The Wisconsin GOP and Governor Scott Walker claim that this law is about the integrity of the electoral process and is designed to reduce the likelihood of in-person voter fraud. Considering that a valid ID is required for everyday activities like driving and buying alcohol, proponents argue it is reasonable to require an ID to vote on Election Day. An American University survey of voters in Indiana, Maryland, and Mississippi found that less than 0.5% of respondents had neither a photo ID nor citizenship documentation.

Critics of the law say it disproportionately burdens poor, older, and minority voters and that in-person voter fraud is extremely rare. The district judge who struck down the law found that roughly 9%, or about 300,000 of all registered voters, lack a qualifying ID.  According to the court, the law would disenfranchise these voters, and even could swing the outcome of a close race.

Separate from the underlying merits of whether Wisconsin’s voter ID requirement is lawful, those who objected to the Seventh Circuit’s decision requiring the state to implement the law for 2014 noted that it would have been extremely difficult to ensure that such a large group of voters could obtain a qualifying ID so soon before the election, causing chaos at the polls.  They further noted that absentee ballots, which the state had already mailed out, did not include the new ID requirement, adding even more confusion and potentially leading to invalid votes.

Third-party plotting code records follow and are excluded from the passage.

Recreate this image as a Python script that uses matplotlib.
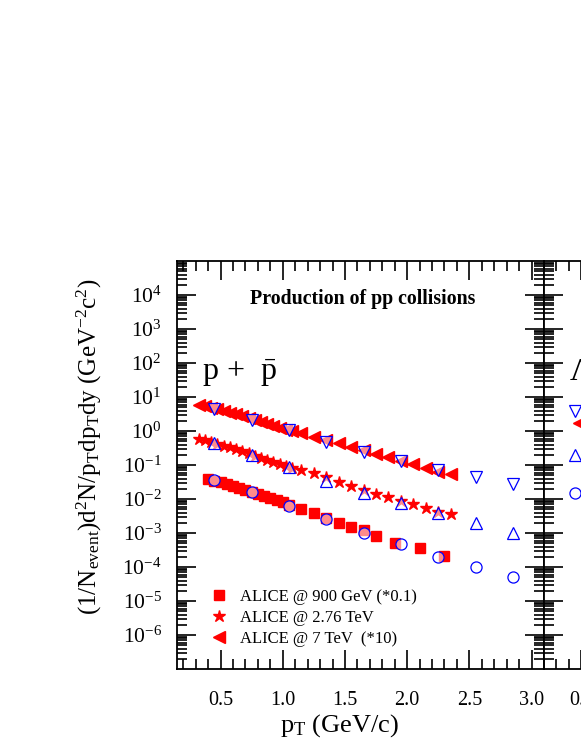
import numpy as np
import matplotlib
matplotlib.use("Agg")
import matplotlib.pyplot as plt
from matplotlib.ticker import FixedLocator, MultipleLocator, LogLocator, NullFormatter, FormatStrFormatter

# ALICE antiproton spectra
pt_900 = [0.40, 0.45, 0.50, 0.55, 0.60, 0.65, 0.70, 0.75, 0.80, 0.85, 0.90, 0.95, 1.00, 1.05,
          1.15, 1.25, 1.35, 1.45, 1.55, 1.65, 1.75, 1.90, 2.10, 2.30]
y_900 = [0.040, 0.035, 0.031, 0.027, 0.024, 0.021, 0.018, 0.016, 0.014, 0.012, 0.0105, 0.0092,
         0.0080, 0.0068, 0.0051, 0.0039, 0.0028, 0.0020, 0.0015, 0.0012, 0.00081, 0.00051,
         0.00036, 0.00021]

pt_276 = [0.325, 0.375, 0.425, 0.475, 0.525, 0.575, 0.625, 0.675, 0.725, 0.775, 0.825, 0.875,
          0.925, 0.975, 1.025, 1.075, 1.15, 1.25, 1.35, 1.45, 1.55, 1.65, 1.75, 1.85, 1.95,
          2.05, 2.15, 2.25, 2.35]
y_276 = [0.60, 0.54, 0.48, 0.42, 0.37, 0.33, 0.29, 0.255, 0.22, 0.19, 0.165, 0.145, 0.125,
         0.108, 0.094, 0.082, 0.071, 0.058, 0.045, 0.032, 0.024, 0.018, 0.014, 0.0115, 0.0087,
         0.0071, 0.0055, 0.0042, 0.0036]

pt_7 = pt_276
y_7 = [5.8, 5.3, 4.8, 4.3, 3.9, 3.5, 3.1, 2.7, 2.35, 2.05, 1.8, 1.6, 1.4, 1.25, 1.1, 0.97,
       0.85, 0.66, 0.55, 0.45, 0.35, 0.28, 0.21, 0.17, 0.13, 0.11, 0.082, 0.064, 0.053]

# model values (open blue symbols)
pt_model = [0.45, 0.75, 1.05, 1.35, 1.65, 1.95, 2.25, 2.55, 2.85]
model_900 = [0.036, 0.016, 0.0063, 0.0026, 0.0010, 0.00048, 0.000195, 0.00010, 0.000051]
model_276 = [0.44, 0.197, 0.087, 0.034, 0.015, 0.0076, 0.0039, 0.0020, 0.0010]
model_7 = [4.4, 2.1, 1.07, 0.48, 0.24, 0.13, 0.071, 0.045, 0.028]

# second panel (Lambda), only the first points are inside the picture
pt_lam_model = [0.45]
lam_model_900 = [0.015]
lam_model_276 = [0.20]
lam_model_7 = [3.9]
pt_lam_7 = [0.48]
lam_7 = [1.7]

plt.rcParams.update({
    "font.family": ["Liberation Serif", "DejaVu Serif"],
    "mathtext.fontset": "custom",
    "mathtext.rm": "Liberation Serif",
    "mathtext.it": "Liberation Serif:italic",
    "mathtext.bf": "Liberation Serif:bold",
    "axes.unicode_minus": False,
    "axes.linewidth": 1.3,
})

fig = plt.figure(figsize=(5.81, 7.52), dpi=100)
W, H = 581.0, 752.0
ax = fig.add_axes([177 / W, 1 - 669 / H, 367 / W, 408 / H])
ax2 = fig.add_axes([544 / W, 1 - 669 / H, 367 / W, 408 / H])

red = "#ff0000"
blue = "#0000ff"
open_kw = dict(ls="none", mfc=(1, 1, 1, 0.55), mec=blue, mew=0.9, ms=8, zorder=4)

ax.plot(pt_900, y_900, ls="none", marker="s", ms=6.5, color=red, label="ALICE @ 900 GeV (*0.1)", zorder=3)
ax.plot(pt_276, y_276, ls="none", marker="*", ms=9, color=red, label="ALICE @ 2.76 TeV", zorder=3)
ax.plot(pt_7, y_7, ls="none", marker="<", ms=8, color=red, label="ALICE @ 7 TeV  (*10)", zorder=3)
ax.plot(pt_model, model_900, marker="o", **open_kw)
ax.plot(pt_model, model_276, marker="^", **open_kw)
ax.plot(pt_model, model_7, marker="v", **open_kw)

ax2.plot(pt_lam_7, lam_7, ls="none", marker="<", ms=8, color=red, zorder=3)
ax2.plot(pt_lam_model, lam_model_900, marker="o", **open_kw)
ax2.plot(pt_lam_model, lam_model_276, marker="^", **open_kw)
ax2.plot(pt_lam_model, lam_model_7, marker="v", **open_kw)

for a in (ax, ax2):
    a.set_yscale("log")
    a.set_ylim(1e-7, 1e5)
    a.yaxis.set_major_locator(FixedLocator(10.0 ** np.arange(-6, 5)))
    a.yaxis.set_minor_locator(LogLocator(base=10, subs=np.arange(2, 10), numticks=30))
    a.yaxis.set_minor_formatter(NullFormatter())
    a.xaxis.set_major_locator(MultipleLocator(0.5))
    a.xaxis.set_minor_locator(MultipleLocator(0.1))
    a.xaxis.set_major_formatter(FormatStrFormatter("%.1f"))
    a.tick_params(which="both", direction="in", top=True, right=True, width=1.2)
    a.tick_params(which="major", length=14)
    a.tick_params(which="minor", length=7)
    a.tick_params(axis="x", which="major", pad=16, labelsize=14.5)
    a.tick_params(axis="y", which="major", pad=11, labelsize=15.5)

ax.set_xlim(0.15, 3.1)
ax2.set_xlim(0.2, 3.15)
ax2.tick_params(labelleft=False)

ax.set_xlabel(r"p$_{\rm T}$ (GeV/c)", fontsize=19)
ax.xaxis.set_label_coords(0.444, -0.105)
ax.set_ylabel(r"(1/N$_{\rm event}$)d$^{2}$N/p$_{\rm T}$dp$_{\rm T}$dy (GeV$^{-2}$c$^{2}$)", fontsize=18)
ax.yaxis.set_label_coords(-0.20, 0.544)

ax.text(0.507, 0.907, "Production of pp collisions", transform=ax.transAxes,
        ha="center", va="center", fontsize=14.3, fontweight="bold")
ax.text(0.068, 0.725, r"p +  $\bar{\rm p}$", transform=ax.transAxes,
        ha="left", va="center", fontsize=23)
ax2.text(0.068, 0.725, r"$\Lambda$ +  $\bar{\Lambda}$", transform=ax2.transAxes,
         ha="left", va="center", fontsize=23)

leg = ax.legend(loc="lower left", bbox_to_anchor=(0.073, 0.038), frameon=False, fontsize=12,
                handlelength=1.0, handletextpad=0.75, labelspacing=0.3, borderaxespad=0)

plt.savefig("out.png", dpi=100)
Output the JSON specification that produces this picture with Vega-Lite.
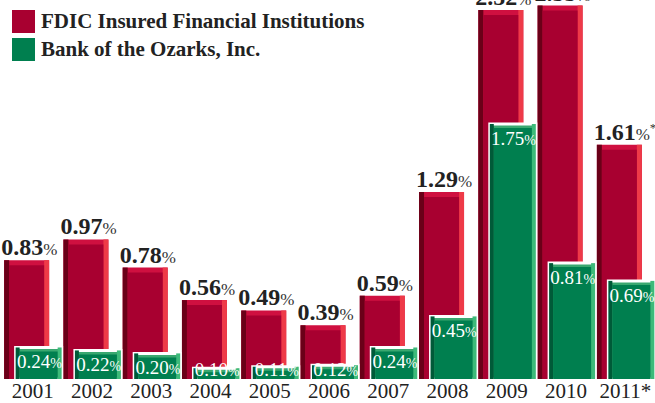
{
  "$schema": "https://vega.github.io/schema/vega-lite/v6.json",
  "autosize": {"type": "none"},
  "width": 652,
  "height": 379,
  "padding": {"left": 3, "top": 0, "right": 0, "bottom": 24},
  "background": "white",
  "config": {"view": {"stroke": null}},
  "data": {
    "values": [
      {"year": "2001", "fdic": 0.83, "ozarks": 0.24, "note": ""},
      {"year": "2002", "fdic": 0.97, "ozarks": 0.22, "note": ""},
      {"year": "2003", "fdic": 0.78, "ozarks": 0.20, "note": ""},
      {"year": "2004", "fdic": 0.56, "ozarks": 0.10, "note": ""},
      {"year": "2005", "fdic": 0.49, "ozarks": 0.11, "note": ""},
      {"year": "2006", "fdic": 0.39, "ozarks": 0.12, "note": ""},
      {"year": "2007", "fdic": 0.59, "ozarks": 0.24, "note": ""},
      {"year": "2008", "fdic": 1.29, "ozarks": 0.45, "note": ""},
      {"year": "2009", "fdic": 2.52, "ozarks": 1.75, "note": ""},
      {"year": "2010", "fdic": 2.55, "ozarks": 0.81, "note": ""},
      {"year": "2011*", "fdic": 1.61, "ozarks": 0.69, "note": "*"}
    ]
  },
  "encoding": {
    "x": {
      "field": "year", "type": "nominal", "sort": null,
      "scale": {"paddingInner": 0, "paddingOuter": 0},
      "axis": {"title": null, "labelAngle": 0, "ticks": false, "domain": false, "grid": false,
               "labelFont": "Liberation Serif", "labelFontSize": 21, "labelColor": "#222222", "labelPadding": 1}
    }
  },
  "layer": [
    {
      "mark": {"type": "bar", "size": 45, "xOffset": -6, "color": "#cf1040", "clip": true},
      "encoding": {
        "y": {"field": "fdic", "type": "quantitative", "scale": {"domain": [0.027, 2.588], "zero": false, "nice": false}, "axis": null},
        "y2": {"datum": 0.027}
      }
    },
    {
      "mark": {"type": "bar", "size": 5, "xOffset": -26, "color": "#6a0018", "clip": true},
      "encoding": {"y": {"field": "fdic", "type": "quantitative"}, "y2": {"datum": 0.027}}
    },
    {
      "mark": {"type": "bar", "size": 5, "xOffset": 14, "color": "#ee3a48", "clip": true},
      "encoding": {"y": {"field": "fdic", "type": "quantitative"}, "y2": {"datum": 0.027}}
    },
    {
      "mark": {"type": "bar", "size": 35, "xOffset": -6, "yOffset": 5, "clip": true},
      "encoding": {
        "y": {"field": "fdic", "type": "quantitative"}, "y2": {"datum": 0.027},
        "color": {"datum": "FDIC Insured Financial Institutions", "type": "nominal",
          "scale": {"domain": ["FDIC Insured Financial Institutions", "Bank of the Ozarks, Inc."], "range": ["#a80030", "#007f4f"]},
          "legend": {"title": null, "orient": "none", "legendX": 9, "legendY": 10, "padding": 0,
            "symbolType": "square", "symbolSize": 529, "symbolStrokeWidth": 0, "symbolOpacity": 1,
            "labelFont": "Liberation Serif", "labelFontSize": 21, "labelFontWeight": "bold", "labelColor": "#222222",
            "rowPadding": 5, "labelOffset": 6, "labelLimit": 500}}
      }
    },
    {
      "mark": {"type": "bar", "size": 46, "xOffset": 6, "color": "#3aa870", "stroke": "white", "strokeWidth": 3, "clip": true},
      "encoding": {"y": {"field": "ozarks", "type": "quantitative"}, "y2": {"datum": 0.027}}
    },
    {
      "mark": {"type": "bar", "size": 4, "xOffset": -15, "color": "#005a38", "clip": true},
      "encoding": {"y": {"field": "ozarks", "type": "quantitative"}, "y2": {"datum": 0.027}}
    },
    {
      "mark": {"type": "bar", "size": 4, "xOffset": 27, "color": "#3dba7a", "clip": true},
      "encoding": {"y": {"field": "ozarks", "type": "quantitative"}, "y2": {"datum": 0.027}}
    },
    {
      "mark": {"type": "bar", "size": 38, "xOffset": 6, "yOffset": 4, "clip": true},
      "encoding": {
        "y": {"field": "ozarks", "type": "quantitative"}, "y2": {"datum": 0.027},
        "color": {"datum": "Bank of the Ozarks, Inc.", "type": "nominal"}
      }
    },
    {
      "mark": {"type": "text", "align": "right", "baseline": "alphabetic", "xOffset": 10.5, "dy": -5,
               "font": "Liberation Serif", "fontSize": 24, "fontWeight": "bold", "color": "#222222"},
      "encoding": {"y": {"field": "fdic", "type": "quantitative"}, "text": {"field": "fdic", "type": "quantitative", "format": ".2f"}}
    },
    {
      "mark": {"type": "text", "align": "left", "baseline": "alphabetic", "xOffset": 10.5, "dy": -5,
               "font": "Liberation Serif", "fontSize": 17, "color": "#333333"},
      "encoding": {"y": {"field": "fdic", "type": "quantitative"}, "text": {"datum": "%"}}
    },
    {
      "mark": {"type": "text", "align": "left", "baseline": "alphabetic", "xOffset": 24.5, "dy": -13,
               "font": "Liberation Serif", "fontSize": 13, "color": "#333333"},
      "encoding": {"y": {"field": "fdic", "type": "quantitative"}, "text": {"field": "note"}}
    },
    {
      "mark": {"type": "text", "align": "right", "baseline": "alphabetic", "xOffset": 17.5,
               "dy": {"expr": "min(21, 376 - scale('y', datum.ozarks))"},
               "font": "Liberation Serif", "fontSize": 19, "color": "white"},
      "encoding": {"y": {"field": "ozarks", "type": "quantitative"}, "text": {"field": "ozarks", "type": "quantitative", "format": ".2f"}}
    },
    {
      "mark": {"type": "text", "align": "left", "baseline": "alphabetic", "xOffset": 17.5,
               "dy": {"expr": "min(21, 376 - scale('y', datum.ozarks))"},
               "font": "Liberation Serif", "fontSize": 14, "color": "white"},
      "encoding": {"y": {"field": "ozarks", "type": "quantitative"}, "text": {"datum": "%"}}
    }
  ]
}
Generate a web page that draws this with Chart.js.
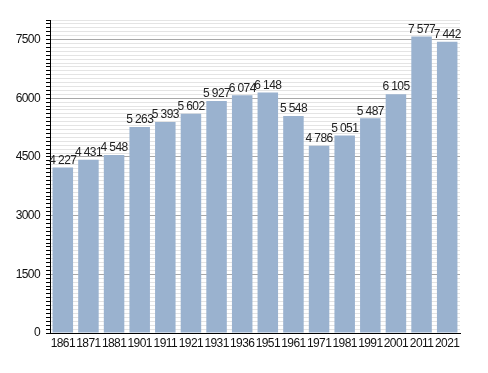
<!DOCTYPE html>
<html>
<head>
<meta charset="utf-8">
<script src="https://cdn.jsdelivr.net/npm/chart.js@4"></script>
<style>
  html, body { margin: 0; padding: 0; background: #fff; }
  #wrap { width: 488px; height: 373px; }
</style>
</head>
<body>
<div id="wrap"><canvas id="popChart"></canvas></div>
<script>
// census years and population
const years = ['1861', '1871', '1881', '1901', '1911', '1921', '1931', '1936',
    '1951', '1961', '1971', '1981', '1991', '2001', '2011', '2021'];
const population = [4227, 4431, 4548, 5263, 5393, 5602, 5927, 6074,
    6148, 5548, 4786, 5051, 5487, 6105, 7577, 7442];
const yTicks = [0, 1500, 3000, 4500, 6000, 7500];

// thousands with a space, like "4 227"
function fmt(n) {
    return String(n).replace(/\B(?=(\d{3})+(?!\d))/g, ' ');
}

// tighter letters, the original font is rather narrow
const tightText = {
    id: 'tightText',
    beforeDraw(chart) {
        chart.ctx.letterSpacing = '-0.6px';
    }
};

// draws the value above each bar
const valueLabels = {
    id: 'valueLabels',
    afterDatasetsDraw(chart) {
        const ctx = chart.ctx;
        const meta = chart.getDatasetMeta(0);
        ctx.save();
        ctx.font = '12px "Liberation Sans", Arial, sans-serif';
        ctx.letterSpacing = '-0.6px';
        ctx.fillStyle = '#222';
        ctx.textAlign = 'center';
        ctx.textBaseline = 'bottom';
        meta.data.forEach((bar, i) => {
            ctx.fillText(fmt(population[i]), bar.x, bar.y - 1);
        });
        ctx.restore();
    }
};

const ctx = document.getElementById('popChart').getContext('2d');

new Chart(ctx, {
    type: 'bar',
    data: {
        labels: years,
        datasets: [{
            data: population,
            backgroundColor: '#9ab2cf',
            borderWidth: 0,
            barPercentage: 0.8,
            categoryPercentage: 1.0
        }]
    },
    options: {
        responsive: true,
        maintainAspectRatio: false,
        animation: false,
        layout: {
            padding: { top: 20, right: 28, left: 0, bottom: 0 }
        },
        plugins: {
            legend: { display: false },
            tooltip: { enabled: false }
        },
        scales: {
            x: {
                grid: { display: false, drawTicks: false, tickLength: 0 },
                border: { color: '#000', width: 1 },
                ticks: {
                    color: '#111',
                    font: { size: 12, family: '"Liberation Sans", Arial, sans-serif' },
                    maxRotation: 0,
                    autoSkip: false,
                    padding: 3
                },
                afterFit(scale) { scale.height = 40; }
            },
            y: {
                min: 0,
                max: 8000,
                border: { color: '#000', width: 1 },
                grid: {
                    color: c => (yTicks.includes(c.tick.value) ? '#a8a8a8' : '#e4e4e4'),
                    tickColor: '#000',
                    tickLength: 4
                },
                ticks: {
                    stepSize: 100,
                    autoSkip: false,
                    color: '#111',
                    padding: 6,
                    font: { size: 12, family: '"Liberation Sans", Arial, sans-serif' },
                    callback: v => (yTicks.includes(v) ? String(v) : '')
                },
                afterFit(scale) { scale.width = 50; }
            }
        }
    },
    plugins: [tightText, valueLabels]
});
</script>
</body>
</html>
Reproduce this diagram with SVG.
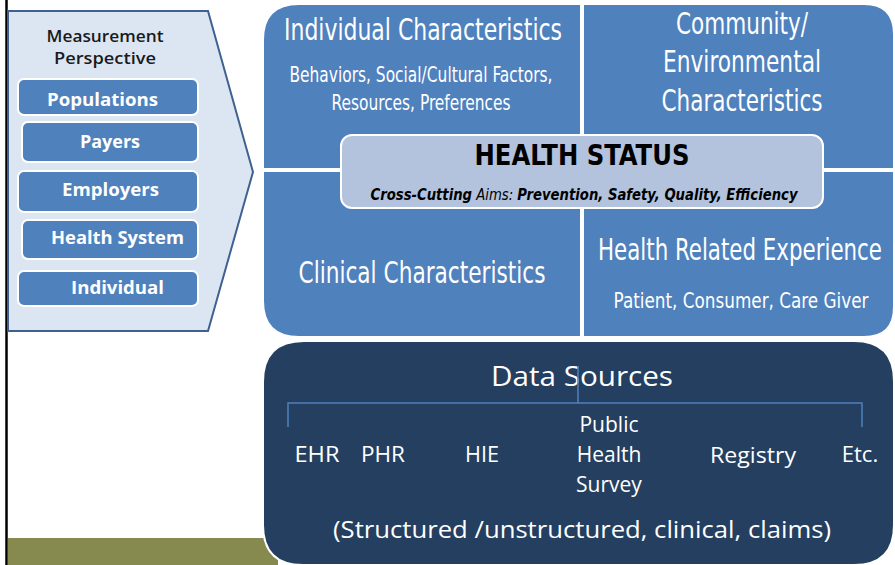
<svg xmlns="http://www.w3.org/2000/svg" width="895" height="565" viewBox="0 0 895 565">
<style>
.btn{fill:#4F81BD;stroke:#FFFFFF;stroke-width:2}
.btxt{font-family:"Open Sans","Noto Sans",sans-serif;font-weight:bold;font-size:18px;fill:#FFFFFF;text-anchor:middle}
.quad{fill:#4F81BD;stroke:#FFFFFF;stroke-width:2}
.cond{font-family:"DejaVu Sans Condensed","Liberation Sans Narrow",sans-serif;fill:#FFFFFF;text-anchor:middle;font-weight:500}
.h1{font-size:30px}
.h2{font-size:21px}
.ds{font-family:"Open Sans","Noto Sans",sans-serif;fill:#FFFFFF;text-anchor:middle}
.tree{fill:none;stroke:#4F81BD;stroke-width:1.5}
.mp{font-family:"Open Sans","Noto Sans",sans-serif;font-weight:600;font-size:17px;fill:#1A1A1A;text-anchor:middle}
</style>
<rect x="0" y="0" width="895" height="565" fill="#FFFFFF"/>
<rect x="8" y="538" width="270" height="27" fill="#878A4F"/>
<line x1="6.5" y1="0" x2="6.5" y2="565" stroke="#000000" stroke-width="2.5"/>

<g id="perspective">
<polygon points="8,11 208,11 253,172 208,331 8,331" fill="#DCE6F2" stroke="#3F6190" stroke-width="2"/>
<text class="mp" x="105" y="42" textLength="117" lengthAdjust="spacingAndGlyphs">Measurement</text>
<text class="mp" x="105" y="64" textLength="102" lengthAdjust="spacingAndGlyphs">Perspective</text>
</g>
<g id="populations"><rect class="btn" x="18" y="79" width="180" height="36" rx="6"/><text class="btxt" x="102.5" y="106" textLength="111" lengthAdjust="spacingAndGlyphs">Populations</text></g>
<g id="payers"><rect class="btn" x="22" y="122" width="176" height="40" rx="6"/><text class="btxt" x="110" y="148" textLength="60" lengthAdjust="spacingAndGlyphs">Payers</text></g>
<g id="employers"><rect class="btn" x="18" y="171" width="180" height="41" rx="6"/><text class="btxt" x="110.5" y="196" textLength="97" lengthAdjust="spacingAndGlyphs">Employers</text></g>
<g id="health-system"><rect class="btn" x="22" y="220" width="176" height="39" rx="6"/><text class="btxt" x="117.5" y="244" textLength="133" lengthAdjust="spacingAndGlyphs">Health System</text></g>
<g id="individual"><rect class="btn" x="18" y="271" width="180" height="35" rx="6"/><text class="btxt" x="117.5" y="294" textLength="93" lengthAdjust="spacingAndGlyphs">Individual</text></g>

<g id="individual-characteristics">
<path class="quad" d="M263,169 V40 Q263,4 299,4 H581 V169 Z"/>
<text class="cond h1" x="423" y="40" textLength="278" lengthAdjust="spacingAndGlyphs">Individual Characteristics</text>
<text class="cond h2" x="421" y="82" textLength="263" lengthAdjust="spacingAndGlyphs">Behaviors, Social/Cultural Factors,</text>
<text class="cond h2" x="421" y="110" textLength="179" lengthAdjust="spacingAndGlyphs">Resources, Preferences</text>
</g>
<g id="community-characteristics">
<path class="quad" d="M583,169 V4 H864 Q894,4 894,34 V169 Z"/>
<text class="cond h1" x="742" y="34" textLength="132" lengthAdjust="spacingAndGlyphs">Community/</text>
<text class="cond h1" x="742" y="72" textLength="158" lengthAdjust="spacingAndGlyphs">Environmental</text>
<text class="cond h1" x="742" y="111" textLength="161" lengthAdjust="spacingAndGlyphs">Characteristics</text>
</g>
<g id="clinical-characteristics">
<path class="quad" d="M263,171 H581 V337 H299 Q263,337 263,301 Z"/>
<text class="cond h1" x="422" y="283" textLength="247" lengthAdjust="spacingAndGlyphs">Clinical Characteristics</text>
</g>
<g id="health-related-experience">
<path class="quad" d="M583,171 H894 V307 Q894,337 864,337 H583 Z"/>
<text class="cond h1" x="0" y="0" transform="translate(740 260) scale(0.62 1)" textLength="458" lengthAdjust="spacingAndGlyphs">Health Related Experience</text>
<text class="cond h2" x="0" y="0" transform="translate(741 308) scale(0.7 1)" textLength="364" lengthAdjust="spacingAndGlyphs">Patient, Consumer, Care Giver</text>
</g>

<g id="health-status">
<rect x="341" y="135" width="482" height="73" rx="11" fill="#B3C3DD" stroke="#FFFFFF" stroke-width="2"/>
<text x="582" y="165" font-family="DejaVu Sans Condensed,Liberation Sans Narrow,sans-serif" font-weight="900" font-size="29" fill="#000000" text-anchor="middle" textLength="215" lengthAdjust="spacingAndGlyphs">HEALTH STATUS</text>
<text x="584" y="200" font-family="DejaVu Sans Condensed,Liberation Sans Narrow,sans-serif" font-size="15" font-style="italic" fill="#000000" text-anchor="middle" textLength="427" lengthAdjust="spacingAndGlyphs"><tspan font-weight="bold">Cross-Cutting</tspan> Aims:  <tspan font-weight="bold">Prevention, Safety, Quality, Efficiency</tspan></text>
</g>

<g id="data-sources">
<path d="M263,382 Q263,341 304,341 H854 Q894,341 894,381 V525 Q894,565 854,565 H303 Q263,565 263,525 Z" fill="#243F60" stroke="#FFFFFF" stroke-width="2"/>
<text class="ds" x="582" y="386" font-size="27" textLength="182" lengthAdjust="spacingAndGlyphs">Data Sources</text>
<text class="ds" x="582" y="538" font-size="23" textLength="498" lengthAdjust="spacingAndGlyphs">(Structured /unstructured, clinical, claims)</text>
</g>
<g id="connectors">
<path class="tree" d="M578,366 V403 M288,427 V403 H862 V427"/>
</g>
<g id="ds-items">
<text class="ds" x="317" y="462" font-size="21" textLength="45" lengthAdjust="spacingAndGlyphs">EHR</text>
<text class="ds" x="383" y="462" font-size="21" textLength="44" lengthAdjust="spacingAndGlyphs">PHR</text>
<text class="ds" x="482" y="462" font-size="21" textLength="34" lengthAdjust="spacingAndGlyphs">HIE</text>
<text class="ds" x="609" y="432" font-size="21">Public</text>
<text class="ds" x="609" y="462" font-size="21">Health</text>
<text class="ds" x="609" y="492" font-size="21">Survey</text>
<text class="ds" x="753" y="463" font-size="21" textLength="86" lengthAdjust="spacingAndGlyphs">Registry</text>
<text class="ds" x="860" y="462" font-size="22">Etc.</text>
</g>
</svg>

The upshot is that Wisconsin’s strict voter ID law is not in place for the 2014 election.  Wisconsin has a hotly contested gubernatorial race, so using the ID law, if it had prevented some voters from participating, could have had a significant effect on the outcome.  Indeed, the 2010 race for governor was decided by only 124,638 votes out of over 2 million cast, and this year’s race may be closer.  As it stands, this ruling allows all eligible voters to cast their ballot even if they do not have an ID that would qualify under the new law – at least for the 2014 election.